(Given problem) Copy the data exactly as it appears, and do not include any pictures.

(Recorded data)
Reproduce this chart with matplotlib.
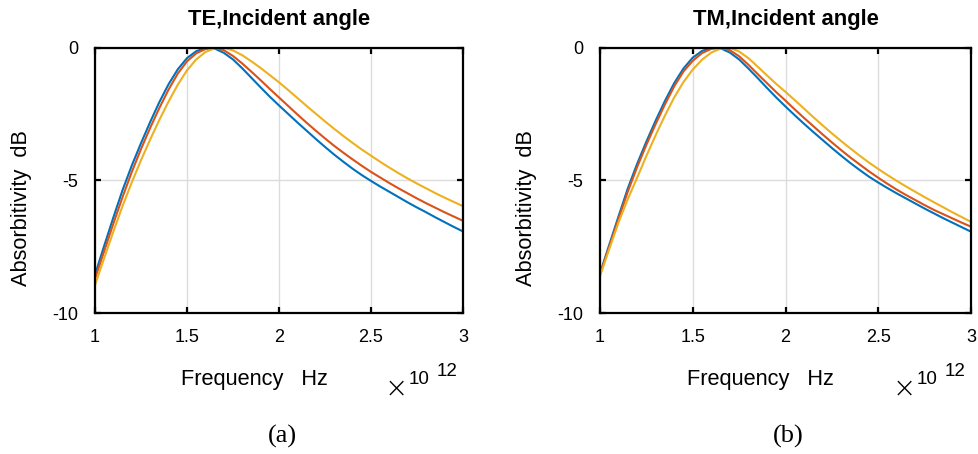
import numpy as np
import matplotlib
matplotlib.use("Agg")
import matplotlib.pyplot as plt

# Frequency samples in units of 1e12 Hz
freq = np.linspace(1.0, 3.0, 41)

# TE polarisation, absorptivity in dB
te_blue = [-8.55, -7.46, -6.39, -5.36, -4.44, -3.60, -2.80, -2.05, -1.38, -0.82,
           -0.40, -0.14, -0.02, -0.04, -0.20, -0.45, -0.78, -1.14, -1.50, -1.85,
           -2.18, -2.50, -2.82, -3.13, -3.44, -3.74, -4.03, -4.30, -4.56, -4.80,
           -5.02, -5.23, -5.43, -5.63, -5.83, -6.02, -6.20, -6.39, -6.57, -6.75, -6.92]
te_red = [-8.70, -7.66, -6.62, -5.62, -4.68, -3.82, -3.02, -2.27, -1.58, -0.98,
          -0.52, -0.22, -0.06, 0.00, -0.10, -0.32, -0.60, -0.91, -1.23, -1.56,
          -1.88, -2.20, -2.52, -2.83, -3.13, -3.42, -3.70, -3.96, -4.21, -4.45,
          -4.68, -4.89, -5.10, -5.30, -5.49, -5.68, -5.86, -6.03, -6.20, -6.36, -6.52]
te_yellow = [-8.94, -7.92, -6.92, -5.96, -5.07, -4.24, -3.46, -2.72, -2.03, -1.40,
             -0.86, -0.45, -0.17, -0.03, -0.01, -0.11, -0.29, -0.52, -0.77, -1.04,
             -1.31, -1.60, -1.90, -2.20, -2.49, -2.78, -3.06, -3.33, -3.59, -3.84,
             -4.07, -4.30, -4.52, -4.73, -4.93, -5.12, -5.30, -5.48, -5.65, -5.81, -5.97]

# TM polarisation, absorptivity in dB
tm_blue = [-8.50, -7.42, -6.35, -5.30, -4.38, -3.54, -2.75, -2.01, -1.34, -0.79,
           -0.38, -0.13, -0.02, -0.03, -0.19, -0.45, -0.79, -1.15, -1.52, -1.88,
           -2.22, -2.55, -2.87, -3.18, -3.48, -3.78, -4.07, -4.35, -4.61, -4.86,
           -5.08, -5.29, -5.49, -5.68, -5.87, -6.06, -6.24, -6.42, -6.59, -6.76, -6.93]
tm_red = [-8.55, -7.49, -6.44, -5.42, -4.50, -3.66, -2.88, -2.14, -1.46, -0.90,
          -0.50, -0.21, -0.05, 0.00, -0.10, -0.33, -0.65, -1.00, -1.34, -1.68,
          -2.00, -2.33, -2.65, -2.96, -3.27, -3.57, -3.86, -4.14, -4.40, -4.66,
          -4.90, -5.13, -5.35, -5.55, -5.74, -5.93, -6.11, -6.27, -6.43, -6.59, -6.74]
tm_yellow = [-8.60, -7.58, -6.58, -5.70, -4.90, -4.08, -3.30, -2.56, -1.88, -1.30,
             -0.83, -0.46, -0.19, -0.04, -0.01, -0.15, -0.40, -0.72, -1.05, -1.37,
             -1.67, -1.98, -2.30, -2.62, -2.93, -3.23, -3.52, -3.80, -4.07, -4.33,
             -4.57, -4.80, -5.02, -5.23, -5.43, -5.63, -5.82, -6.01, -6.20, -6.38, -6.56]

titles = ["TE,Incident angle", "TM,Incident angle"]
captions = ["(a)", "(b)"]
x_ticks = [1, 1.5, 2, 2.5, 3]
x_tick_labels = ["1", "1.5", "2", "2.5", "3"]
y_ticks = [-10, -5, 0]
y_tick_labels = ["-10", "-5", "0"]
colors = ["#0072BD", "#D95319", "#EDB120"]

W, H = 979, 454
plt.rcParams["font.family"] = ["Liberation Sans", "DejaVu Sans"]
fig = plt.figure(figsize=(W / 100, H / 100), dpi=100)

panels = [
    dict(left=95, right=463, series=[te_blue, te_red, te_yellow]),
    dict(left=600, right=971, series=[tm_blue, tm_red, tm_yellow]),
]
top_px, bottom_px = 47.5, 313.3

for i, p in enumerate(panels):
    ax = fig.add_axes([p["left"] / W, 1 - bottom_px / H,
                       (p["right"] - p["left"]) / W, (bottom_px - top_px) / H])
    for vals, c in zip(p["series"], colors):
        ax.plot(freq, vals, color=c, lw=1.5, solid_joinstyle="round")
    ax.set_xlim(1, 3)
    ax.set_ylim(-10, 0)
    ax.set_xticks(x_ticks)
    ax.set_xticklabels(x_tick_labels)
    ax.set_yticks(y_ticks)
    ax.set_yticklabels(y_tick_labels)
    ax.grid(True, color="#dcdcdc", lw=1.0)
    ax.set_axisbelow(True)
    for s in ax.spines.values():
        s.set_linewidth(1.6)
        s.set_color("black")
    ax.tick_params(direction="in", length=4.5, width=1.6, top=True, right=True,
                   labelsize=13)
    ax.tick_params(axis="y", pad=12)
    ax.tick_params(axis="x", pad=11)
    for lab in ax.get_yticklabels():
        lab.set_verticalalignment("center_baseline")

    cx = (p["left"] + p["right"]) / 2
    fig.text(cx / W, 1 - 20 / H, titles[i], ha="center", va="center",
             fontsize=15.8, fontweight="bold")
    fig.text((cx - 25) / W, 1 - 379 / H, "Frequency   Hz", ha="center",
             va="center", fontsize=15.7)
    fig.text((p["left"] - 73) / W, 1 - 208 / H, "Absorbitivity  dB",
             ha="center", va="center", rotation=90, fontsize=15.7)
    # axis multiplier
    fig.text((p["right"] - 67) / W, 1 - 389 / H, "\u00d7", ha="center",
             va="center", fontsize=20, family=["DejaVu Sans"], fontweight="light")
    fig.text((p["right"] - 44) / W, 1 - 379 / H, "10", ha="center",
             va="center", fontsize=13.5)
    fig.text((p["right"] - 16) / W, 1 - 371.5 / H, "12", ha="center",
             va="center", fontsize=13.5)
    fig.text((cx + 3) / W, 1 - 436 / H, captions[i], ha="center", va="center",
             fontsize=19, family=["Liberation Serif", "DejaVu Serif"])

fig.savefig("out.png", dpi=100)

(Result below)
Reproduce this chart with matplotlib.
import numpy as np
import matplotlib
matplotlib.use("Agg")
import matplotlib.pyplot as plt

# Frequency samples in units of 1e12 Hz
freq = np.linspace(1.0, 3.0, 41)

# TE polarisation, absorptivity in dB
te_blue = [-8.55, -7.46, -6.39, -5.36, -4.44, -3.60, -2.80, -2.05, -1.38, -0.82,
           -0.40, -0.14, -0.02, -0.04, -0.20, -0.45, -0.78, -1.14, -1.50, -1.85,
           -2.18, -2.50, -2.82, -3.13, -3.44, -3.74, -4.03, -4.30, -4.56, -4.80,
           -5.02, -5.23, -5.43, -5.63, -5.83, -6.02, -6.20, -6.39, -6.57, -6.75, -6.92]
te_red = [-8.70, -7.66, -6.62, -5.62, -4.68, -3.82, -3.02, -2.27, -1.58, -0.98,
          -0.52, -0.22, -0.06, 0.00, -0.10, -0.32, -0.60, -0.91, -1.23, -1.56,
          -1.88, -2.20, -2.52, -2.83, -3.13, -3.42, -3.70, -3.96, -4.21, -4.45,
          -4.68, -4.89, -5.10, -5.30, -5.49, -5.68, -5.86, -6.03, -6.20, -6.36, -6.52]
te_yellow = [-8.94, -7.92, -6.92, -5.96, -5.07, -4.24, -3.46, -2.72, -2.03, -1.40,
             -0.86, -0.45, -0.17, -0.03, -0.01, -0.11, -0.29, -0.52, -0.77, -1.04,
             -1.31, -1.60, -1.90, -2.20, -2.49, -2.78, -3.06, -3.33, -3.59, -3.84,
             -4.07, -4.30, -4.52, -4.73, -4.93, -5.12, -5.30, -5.48, -5.65, -5.81, -5.97]

# TM polarisation, absorptivity in dB
tm_blue = [-8.50, -7.42, -6.35, -5.30, -4.38, -3.54, -2.75, -2.01, -1.34, -0.79,
           -0.38, -0.13, -0.02, -0.03, -0.19, -0.45, -0.79, -1.15, -1.52, -1.88,
           -2.22, -2.55, -2.87, -3.18, -3.48, -3.78, -4.07, -4.35, -4.61, -4.86,
           -5.08, -5.29, -5.49, -5.68, -5.87, -6.06, -6.24, -6.42, -6.59, -6.76, -6.93]
tm_red = [-8.55, -7.49, -6.44, -5.42, -4.50, -3.66, -2.88, -2.14, -1.46, -0.90,
          -0.50, -0.21, -0.05, 0.00, -0.10, -0.33, -0.65, -1.00, -1.34, -1.68,
          -2.00, -2.33, -2.65, -2.96, -3.27, -3.57, -3.86, -4.14, -4.40, -4.66,
          -4.90, -5.13, -5.35, -5.55, -5.74, -5.93, -6.11, -6.27, -6.43, -6.59, -6.74]
tm_yellow = [-8.60, -7.58, -6.58, -5.70, -4.90, -4.08, -3.30, -2.56, -1.88, -1.30,
             -0.83, -0.46, -0.19, -0.04, -0.01, -0.15, -0.40, -0.72, -1.05, -1.37,
             -1.67, -1.98, -2.30, -2.62, -2.93, -3.23, -3.52, -3.80, -4.07, -4.33,
             -4.57, -4.80, -5.02, -5.23, -5.43, -5.63, -5.82, -6.01, -6.20, -6.38, -6.56]

titles = ["TE,Incident angle", "TM,Incident angle"]
captions = ["(a)", "(b)"]
x_ticks = [1, 1.5, 2, 2.5, 3]
x_tick_labels = ["1", "1.5", "2", "2.5", "3"]
y_ticks = [-10, -5, 0]
y_tick_labels = ["-10", "-5", "0"]
colors = ["#0072BD", "#D95319", "#EDB120"]

W, H = 979, 454
plt.rcParams["font.family"] = ["Liberation Sans", "DejaVu Sans"]
fig = plt.figure(figsize=(W / 100, H / 100), dpi=100)

panels = [
    dict(left=95, right=463, series=[te_blue, te_red, te_yellow]),
    dict(left=600, right=971, series=[tm_blue, tm_red, tm_yellow]),
]
top_px, bottom_px = 47.5, 313.3

for i, p in enumerate(panels):
    ax = fig.add_axes([p["left"] / W, 1 - bottom_px / H,
                       (p["right"] - p["left"]) / W, (bottom_px - top_px) / H])
    for vals, c in zip(p["series"], colors):
        ax.plot(freq, vals, color=c, lw=1.5, solid_joinstyle="round")
    ax.set_xlim(1, 3)
    ax.set_ylim(-10, 0)
    ax.set_xticks(x_ticks)
    ax.set_xticklabels(x_tick_labels)
    ax.set_yticks(y_ticks)
    ax.set_yticklabels(y_tick_labels)
    ax.grid(True, color="#dcdcdc", lw=1.0)
    ax.set_axisbelow(True)
    for s in ax.spines.values():
        s.set_linewidth(1.6)
        s.set_color("black")
    ax.tick_params(direction="in", length=4.5, width=1.6, top=True, right=True,
                   labelsize=13)
    ax.tick_params(axis="y", pad=12)
    ax.tick_params(axis="x", pad=11)
    for lab in ax.get_yticklabels():
        lab.set_verticalalignment("center_baseline")

    cx = (p["left"] + p["right"]) / 2
    fig.text(cx / W, 1 - 20 / H, titles[i], ha="center", va="center",
             fontsize=15.8, fontweight="bold")
    fig.text((cx - 25) / W, 1 - 379 / H, "Frequency   Hz", ha="center",
             va="center", fontsize=15.7)
    fig.text((p["left"] - 73) / W, 1 - 208 / H, "Absorbitivity  dB",
             ha="center", va="center", rotation=90, fontsize=15.7)
    # axis multiplier
    fig.text((p["right"] - 67) / W, 1 - 389 / H, "\u00d7", ha="center",
             va="center", fontsize=20, family=["DejaVu Sans"], fontweight="light")
    fig.text((p["right"] - 44) / W, 1 - 379 / H, "10", ha="center",
             va="center", fontsize=13.5)
    fig.text((p["right"] - 16) / W, 1 - 371.5 / H, "12", ha="center",
             va="center", fontsize=13.5)
    fig.text((cx + 3) / W, 1 - 436 / H, captions[i], ha="center", va="center",
             fontsize=19, family=["Liberation Serif", "DejaVu Serif"])

fig.savefig("out.png", dpi=100)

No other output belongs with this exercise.